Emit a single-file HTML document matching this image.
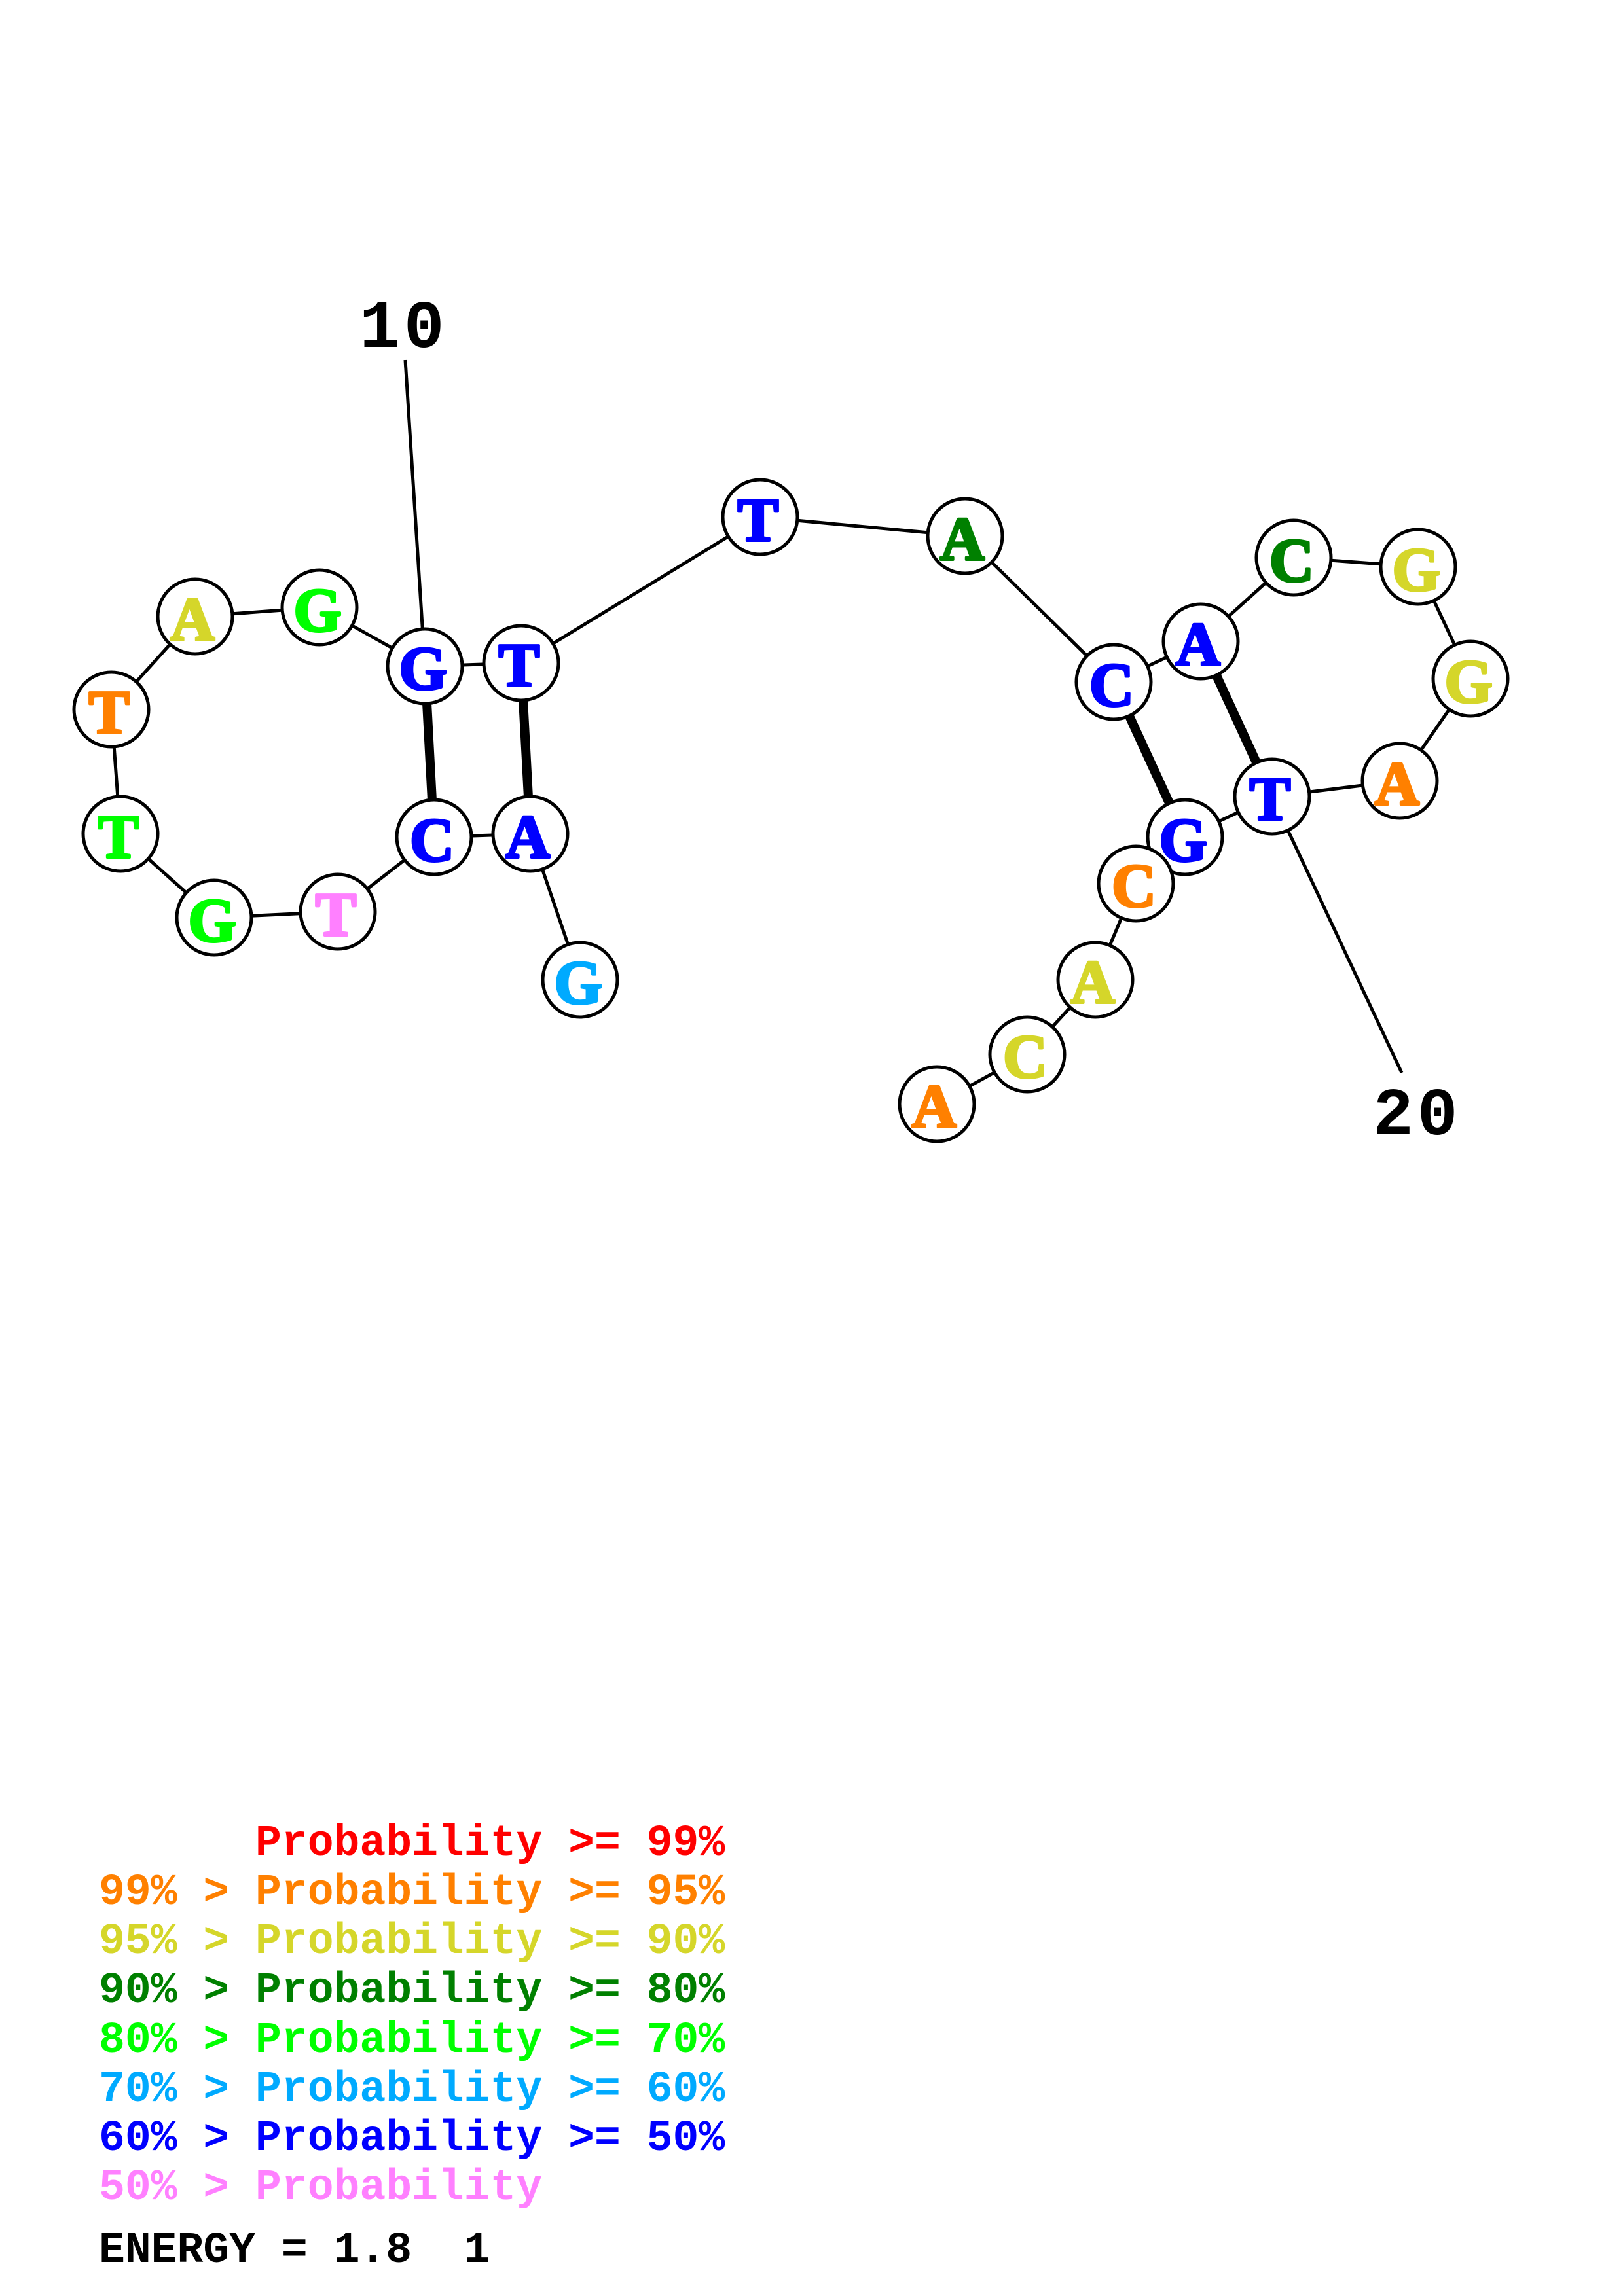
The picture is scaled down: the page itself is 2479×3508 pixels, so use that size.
<!DOCTYPE html>
<html><head><meta charset="utf-8"><style>
html,body{margin:0;padding:0;background:#fff}
svg{display:block}
.n circle{fill:#fff;stroke:#000;stroke-width:5}
.n text{font:bold 94px "Liberation Serif",serif;text-anchor:middle;stroke-width:4;stroke-linejoin:round;transform:translateY(-2px)}
.l text{font:bold 66.4px "Liberation Mono",monospace;white-space:pre}
</style></head><body>
<svg xmlns="http://www.w3.org/2000/svg" width="2479" height="3508" viewBox="0 0 2479 3508">
<rect width="2479" height="3508" fill="#fff"/>
<g stroke="#000" stroke-width="5" fill="none">
<polyline points="886,1497 810,1274 663,1279 516,1393 327,1402 184,1274 170,1084 298,942 488,928 649,1018 796,1013 1161,790 1474,819 1701,1042 1834,980 1976,852 2166,866 2246,1037 2138,1193 1943,1217 1810,1279 1735,1350 1673,1497 1569,1611 1431,1687"/>
<line x1="619" y1="550" x2="649" y2="1018"/>
<line x1="2141" y1="1639" x2="1943" y2="1217"/>
</g>
<g stroke="#000" stroke-width="14">
<line x1="649" y1="1018" x2="663" y2="1279"/>
<line x1="796" y1="1013" x2="810" y2="1274"/>
<line x1="1701" y1="1042" x2="1810" y2="1279"/>
<line x1="1834" y1="980" x2="1943" y2="1217"/>
</g>
<g class="n">
<g><circle cx="649" cy="1018" r="57"/><text x="646" y="1055" fill="#0000ff" stroke="#0000ff">G</text></g>
<g><circle cx="796" cy="1013" r="57"/><text x="793" y="1050" fill="#0000ff" stroke="#0000ff">T</text></g>
<g><circle cx="663" cy="1279" r="57"/><text x="660" y="1317" fill="#0000ff" stroke="#0000ff">C</text></g>
<g><circle cx="810" cy="1274" r="57"/><text x="806" y="1312" fill="#0000ff" stroke="#0000ff">A</text></g>
<g><circle cx="298" cy="942" r="57"/><text x="294" y="980" fill="#d5d62a" stroke="#d5d62a">A</text></g>
<g><circle cx="488" cy="928" r="57"/><text x="485" y="966" fill="#00ff00" stroke="#00ff00">G</text></g>
<g><circle cx="170" cy="1084" r="57"/><text x="167" y="1122" fill="#ff8000" stroke="#ff8000">T</text></g>
<g><circle cx="184" cy="1274" r="57"/><text x="181" y="1312" fill="#00ff00" stroke="#00ff00">T</text></g>
<g><circle cx="327" cy="1402" r="57"/><text x="324" y="1440" fill="#00ff00" stroke="#00ff00">G</text></g>
<g><circle cx="516" cy="1393" r="57"/><text x="513" y="1431" fill="#ff80ff" stroke="#ff80ff">T</text></g>
<g><circle cx="886" cy="1497" r="57"/><text x="883" y="1535" fill="#00aaff" stroke="#00aaff">G</text></g>
<g><circle cx="1161" cy="790" r="57"/><text x="1158" y="828" fill="#0000ff" stroke="#0000ff">T</text></g>
<g><circle cx="1474" cy="819" r="57"/><text x="1470" y="857" fill="#008000" stroke="#008000">A</text></g>
<g><circle cx="1976" cy="852" r="57"/><text x="1973" y="890" fill="#008000" stroke="#008000">C</text></g>
<g><circle cx="2166" cy="866" r="57"/><text x="2163" y="904" fill="#d5d62a" stroke="#d5d62a">G</text></g>
<g><circle cx="2246" cy="1037" r="57"/><text x="2243" y="1075" fill="#d5d62a" stroke="#d5d62a">G</text></g>
<g><circle cx="2138" cy="1193" r="57"/><text x="2134" y="1231" fill="#ff8000" stroke="#ff8000">A</text></g>
<g><circle cx="1834" cy="980" r="57"/><text x="1830" y="1018" fill="#0000ff" stroke="#0000ff">A</text></g>
<g><circle cx="1701" cy="1042" r="57"/><text x="1698" y="1080" fill="#0000ff" stroke="#0000ff">C</text></g>
<g><circle cx="1943" cy="1217" r="57"/><text x="1940" y="1254" fill="#0000ff" stroke="#0000ff">T</text></g>
<g><circle cx="1810" cy="1279" r="57"/><text x="1807" y="1317" fill="#0000ff" stroke="#0000ff">G</text></g>
<g><circle cx="1735" cy="1350" r="57"/><text x="1732" y="1387" fill="#ff8000" stroke="#ff8000">C</text></g>
<g><circle cx="1673" cy="1497" r="57"/><text x="1669" y="1534" fill="#d5d62a" stroke="#d5d62a">A</text></g>
<g><circle cx="1569" cy="1611" r="57"/><text x="1566" y="1648" fill="#d5d62a" stroke="#d5d62a">C</text></g>
<g><circle cx="1431" cy="1687" r="57"/><text x="1427" y="1724" fill="#ff8000" stroke="#ff8000">A</text></g>
</g>
<g font-family="'Liberation Mono',monospace" font-weight="bold" font-size="103" fill="#000" letter-spacing="6">
<text x="549" y="530">10</text>
<text x="2097" y="1733">20</text>
</g>
<g class="l">
<text x="151" y="2834" fill="#ff0000" xml:space="preserve">      Probability &gt;= 99%</text>
<text x="151" y="2909" fill="#ff8000" xml:space="preserve">99% &gt; Probability &gt;= 95%</text>
<text x="151" y="2984" fill="#d5d62a" xml:space="preserve">95% &gt; Probability &gt;= 90%</text>
<text x="151" y="3059" fill="#008000" xml:space="preserve">90% &gt; Probability &gt;= 80%</text>
<text x="151" y="3135" fill="#00ff00" xml:space="preserve">80% &gt; Probability &gt;= 70%</text>
<text x="151" y="3210" fill="#00aaff" xml:space="preserve">70% &gt; Probability &gt;= 60%</text>
<text x="151" y="3285" fill="#0000ff" xml:space="preserve">60% &gt; Probability &gt;= 50%</text>
<text x="151" y="3360" fill="#ff80ff" xml:space="preserve">50% &gt; Probability</text>
<text x="151" y="3456" fill="#000" xml:space="preserve">ENERGY = 1.8  1</text>
</g>
</svg>
</body></html>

▶ Task goal
Extract every line of the data exactly; pictures stay out.

▶ Result below
Emit a single-file HTML document matching this image.
The picture is scaled down: the page itself is 2479×3508 pixels, so use that size.
<!DOCTYPE html>
<html><head><meta charset="utf-8"><style>
html,body{margin:0;padding:0;background:#fff}
svg{display:block}
.n circle{fill:#fff;stroke:#000;stroke-width:5}
.n text{font:bold 94px "Liberation Serif",serif;text-anchor:middle;stroke-width:4;stroke-linejoin:round;transform:translateY(-2px)}
.l text{font:bold 66.4px "Liberation Mono",monospace;white-space:pre}
</style></head><body>
<svg xmlns="http://www.w3.org/2000/svg" width="2479" height="3508" viewBox="0 0 2479 3508">
<rect width="2479" height="3508" fill="#fff"/>
<g stroke="#000" stroke-width="5" fill="none">
<polyline points="886,1497 810,1274 663,1279 516,1393 327,1402 184,1274 170,1084 298,942 488,928 649,1018 796,1013 1161,790 1474,819 1701,1042 1834,980 1976,852 2166,866 2246,1037 2138,1193 1943,1217 1810,1279 1735,1350 1673,1497 1569,1611 1431,1687"/>
<line x1="619" y1="550" x2="649" y2="1018"/>
<line x1="2141" y1="1639" x2="1943" y2="1217"/>
</g>
<g stroke="#000" stroke-width="14">
<line x1="649" y1="1018" x2="663" y2="1279"/>
<line x1="796" y1="1013" x2="810" y2="1274"/>
<line x1="1701" y1="1042" x2="1810" y2="1279"/>
<line x1="1834" y1="980" x2="1943" y2="1217"/>
</g>
<g class="n">
<g><circle cx="649" cy="1018" r="57"/><text x="646" y="1055" fill="#0000ff" stroke="#0000ff">G</text></g>
<g><circle cx="796" cy="1013" r="57"/><text x="793" y="1050" fill="#0000ff" stroke="#0000ff">T</text></g>
<g><circle cx="663" cy="1279" r="57"/><text x="660" y="1317" fill="#0000ff" stroke="#0000ff">C</text></g>
<g><circle cx="810" cy="1274" r="57"/><text x="806" y="1312" fill="#0000ff" stroke="#0000ff">A</text></g>
<g><circle cx="298" cy="942" r="57"/><text x="294" y="980" fill="#d5d62a" stroke="#d5d62a">A</text></g>
<g><circle cx="488" cy="928" r="57"/><text x="485" y="966" fill="#00ff00" stroke="#00ff00">G</text></g>
<g><circle cx="170" cy="1084" r="57"/><text x="167" y="1122" fill="#ff8000" stroke="#ff8000">T</text></g>
<g><circle cx="184" cy="1274" r="57"/><text x="181" y="1312" fill="#00ff00" stroke="#00ff00">T</text></g>
<g><circle cx="327" cy="1402" r="57"/><text x="324" y="1440" fill="#00ff00" stroke="#00ff00">G</text></g>
<g><circle cx="516" cy="1393" r="57"/><text x="513" y="1431" fill="#ff80ff" stroke="#ff80ff">T</text></g>
<g><circle cx="886" cy="1497" r="57"/><text x="883" y="1535" fill="#00aaff" stroke="#00aaff">G</text></g>
<g><circle cx="1161" cy="790" r="57"/><text x="1158" y="828" fill="#0000ff" stroke="#0000ff">T</text></g>
<g><circle cx="1474" cy="819" r="57"/><text x="1470" y="857" fill="#008000" stroke="#008000">A</text></g>
<g><circle cx="1976" cy="852" r="57"/><text x="1973" y="890" fill="#008000" stroke="#008000">C</text></g>
<g><circle cx="2166" cy="866" r="57"/><text x="2163" y="904" fill="#d5d62a" stroke="#d5d62a">G</text></g>
<g><circle cx="2246" cy="1037" r="57"/><text x="2243" y="1075" fill="#d5d62a" stroke="#d5d62a">G</text></g>
<g><circle cx="2138" cy="1193" r="57"/><text x="2134" y="1231" fill="#ff8000" stroke="#ff8000">A</text></g>
<g><circle cx="1834" cy="980" r="57"/><text x="1830" y="1018" fill="#0000ff" stroke="#0000ff">A</text></g>
<g><circle cx="1701" cy="1042" r="57"/><text x="1698" y="1080" fill="#0000ff" stroke="#0000ff">C</text></g>
<g><circle cx="1943" cy="1217" r="57"/><text x="1940" y="1254" fill="#0000ff" stroke="#0000ff">T</text></g>
<g><circle cx="1810" cy="1279" r="57"/><text x="1807" y="1317" fill="#0000ff" stroke="#0000ff">G</text></g>
<g><circle cx="1735" cy="1350" r="57"/><text x="1732" y="1387" fill="#ff8000" stroke="#ff8000">C</text></g>
<g><circle cx="1673" cy="1497" r="57"/><text x="1669" y="1534" fill="#d5d62a" stroke="#d5d62a">A</text></g>
<g><circle cx="1569" cy="1611" r="57"/><text x="1566" y="1648" fill="#d5d62a" stroke="#d5d62a">C</text></g>
<g><circle cx="1431" cy="1687" r="57"/><text x="1427" y="1724" fill="#ff8000" stroke="#ff8000">A</text></g>
</g>
<g font-family="'Liberation Mono',monospace" font-weight="bold" font-size="103" fill="#000" letter-spacing="6">
<text x="549" y="530">10</text>
<text x="2097" y="1733">20</text>
</g>
<g class="l">
<text x="151" y="2834" fill="#ff0000" xml:space="preserve">      Probability &gt;= 99%</text>
<text x="151" y="2909" fill="#ff8000" xml:space="preserve">99% &gt; Probability &gt;= 95%</text>
<text x="151" y="2984" fill="#d5d62a" xml:space="preserve">95% &gt; Probability &gt;= 90%</text>
<text x="151" y="3059" fill="#008000" xml:space="preserve">90% &gt; Probability &gt;= 80%</text>
<text x="151" y="3135" fill="#00ff00" xml:space="preserve">80% &gt; Probability &gt;= 70%</text>
<text x="151" y="3210" fill="#00aaff" xml:space="preserve">70% &gt; Probability &gt;= 60%</text>
<text x="151" y="3285" fill="#0000ff" xml:space="preserve">60% &gt; Probability &gt;= 50%</text>
<text x="151" y="3360" fill="#ff80ff" xml:space="preserve">50% &gt; Probability</text>
<text x="151" y="3456" fill="#000" xml:space="preserve">ENERGY = 1.8  1</text>
</g>
</svg>
</body></html>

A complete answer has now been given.